Joins Are Not Expensive

(database-doctor.com)

27 points | by thunderbong 16 hours ago ago

2 comments

  • galkk 11 hours ago ago

    I’m very conflicted about the message. Author takes a specific , rather simple, oltp case, like joining one table with, essentially, dictionary tables (that most database servers may get into memory and have essentially hash joins) and ends up with generic statement. Yes, in the cas that you’re analyzing it’s fine.

    I always was thinking about guide like “joins are expensive” for cases like here’s query in your relational database, here are multi table joins, on top of them there are more complex filters (especially if there are subqueries and/or ), statistics is stale-ish, cardinality estimation goes out of the window and join ordering problem kills you. Especially bad when the same query was working no problem yesterday.

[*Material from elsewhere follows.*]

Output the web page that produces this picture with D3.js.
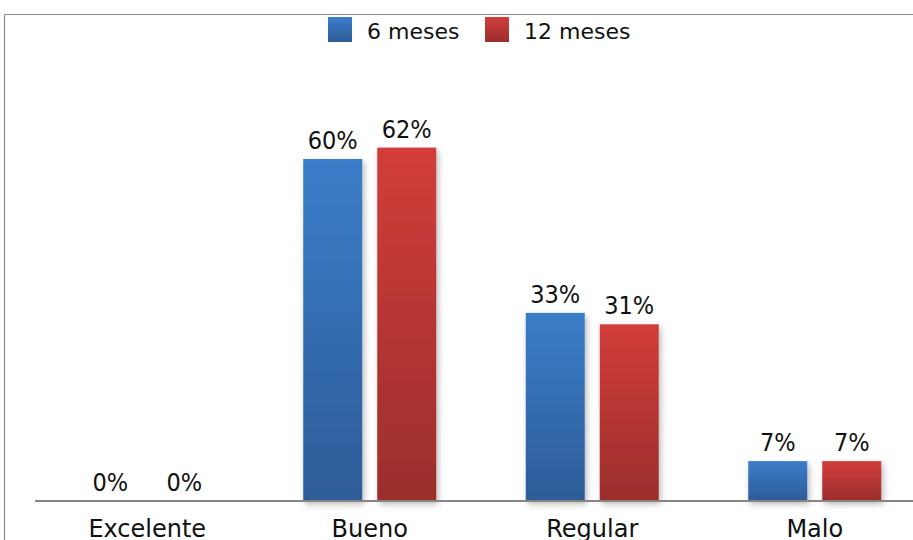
<!DOCTYPE html>
<html>
<head>
<meta charset="utf-8">
<script src="https://cdn.jsdelivr.net/npm/d3@7"></script>
<style>
  html, body { margin: 0; padding: 0; background: #fff; }
  svg { display: block; }
</style>
</head>
<body>
<svg id="chart" width="913" height="540"></svg>
<script>
// Survey ratings at 6 and 12 months (percent of respondents)
const categories = ["Excelente", "Bueno", "Regular", "Malo"];
const seriesNames = ["6 meses", "12 meses"];
const values6 = [0, 60, 33, 7];
const values12 = [0, 62, 31, 7];
const valueLabels6 = ["0%", "60%", "33%", "7%"];
const valueLabels12 = ["0%", "62%", "31%", "7%"];

const W = 913, H = 540;
const svg = d3.select("#chart");

const series = [
  { name: seriesNames[0], values: values6, labels: valueLabels6, top: "#3b7dca", bottom: "#2d5c97" },
  { name: seriesNames[1], values: values12, labels: valueLabels12, top: "#d23d3b", bottom: "#9a2e2c" }
];

const defs = svg.append("defs");
series.forEach((s, i) => {
  const g = defs.append("linearGradient")
    .attr("id", "grad" + i).attr("x1", 0).attr("y1", 0).attr("x2", 0).attr("y2", 1);
  g.append("stop").attr("offset", "0%").attr("stop-color", s.top);
  g.append("stop").attr("offset", "100%").attr("stop-color", s.bottom);
});
const shadow = defs.append("filter").attr("id", "shadow")
  .attr("x", "-20%").attr("y", "-10%").attr("width", "150%").attr("height", "130%");
shadow.append("feDropShadow")
  .attr("dx", 2).attr("dy", 3).attr("stdDeviation", 3)
  .attr("flood-color", "#000").attr("flood-opacity", 0.28);

// frame: top and left edges
svg.append("line").attr("x1", 4.5).attr("x2", W).attr("y1", 14.5).attr("y2", 14.5)
  .attr("stroke", "#8a8a8a").attr("stroke-width", 1.2);
svg.append("line").attr("x1", 4.5).attr("x2", 4.5).attr("y1", 14.5).attr("y2", H)
  .attr("stroke", "#8a8a8a").attr("stroke-width", 1.2);

const x = d3.scaleBand().domain(categories).range([36, 926]).padding(0);
const xs = d3.scaleBand().domain(seriesNames).range([0, x.bandwidth()])
  .paddingInner(0.2027).paddingOuter(0.6047);
const y = d3.scaleLinear().domain([0, 70]).range([501, 102]);

const groups = svg.append("g").selectAll("g.cat")
  .data(categories).join("g")
  .attr("class", "cat")
  .attr("transform", d => `translate(${x(d)},0)`);

series.forEach((s, si) => {
  groups.append("rect")
    .attr("x", xs(s.name))
    .attr("width", xs.bandwidth())
    .attr("y", (d, i) => y(s.values[i]))
    .attr("height", (d, i) => y(0) - y(s.values[i]))
    .attr("fill", `url(#grad${si})`)
    .attr("filter", "url(#shadow)");
});

// axis baseline and category labels
const axis = d3.axisBottom(x).tickSize(0).tickPadding(0);
const axisG = svg.append("g").attr("transform", `translate(0,${y(0)})`).call(axis);
axisG.select(".domain").attr("d", `M35,0H${W}`)
  .attr("stroke", "#858585").attr("stroke-width", 2);
axisG.selectAll(".tick text")
  .attr("y", 36).attr("dy", 0)
  .attr("font-family", "'DejaVu Sans', Verdana, sans-serif")
  .attr("font-size", 24).attr("fill", "#111");

// value labels
series.forEach((s, si) => {
  groups.append("text")
    .attr("x", xs(s.name) + xs.bandwidth() / 2)
    .attr("y", (d, i) => y(s.values[i]) - 10)
    .attr("text-anchor", "middle")
    .attr("font-family", "'Liberation Sans Narrow', 'DejaVu Sans Condensed', sans-serif")
    .attr("font-size", 25)
    .attr("fill", "#111")
    .text((d, i) => s.labels[i]);
});

// legend
const legendX = [328, 485];
const legend = svg.append("g");
series.forEach((s, si) => {
  legend.append("rect")
    .attr("x", legendX[si]).attr("y", 17).attr("width", 24).attr("height", 25)
    .attr("fill", `url(#grad${si})`);
  legend.append("text")
    .attr("x", legendX[si] + 39).attr("y", 39)
    .attr("font-family", "'DejaVu Sans', Verdana, sans-serif")
    .attr("font-size", 22).attr("fill", "#111")
    .text(s.name);
});
</script>
</body>
</html>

    And this is the place when people usually quickly start to study query hints section of their server of choice. (pg_hint_plan)

    And, as usual, quote from https://www.vldb.org/pvldb/vol9/p204-leis.pdf

    > … For all systems we routinely observe misestimates by a factor of 1000 or more. Furthermore, as witnessed by the increasing height of the box plots, the errors grow exponentially (note the logarithmic scale) 207 as the number of joins increases [21]. For PostgreSQL 16% of the estimates for 1 join are wrong by a factor of 10 or more. This per- centage increases to 32% with 2 joins, and to 52% with 3 joins.

  • cowthulhu 11 hours ago ago

    I quite liked this article. That said, I think it misses the two big advantages of denormalized (one big table) data -

    It’s much easier for people to use, especially non-technical stakeholders who tend to just not understand joins.

    It doesn’t require anything from the query optimizer… until you’ve had a complex query randomly go from “runs instantly” to “spins for hours” overnight, you can’t appreciate the value of a simple execution plan.

    A bonus benefit is that it scares off the architecture astronauts!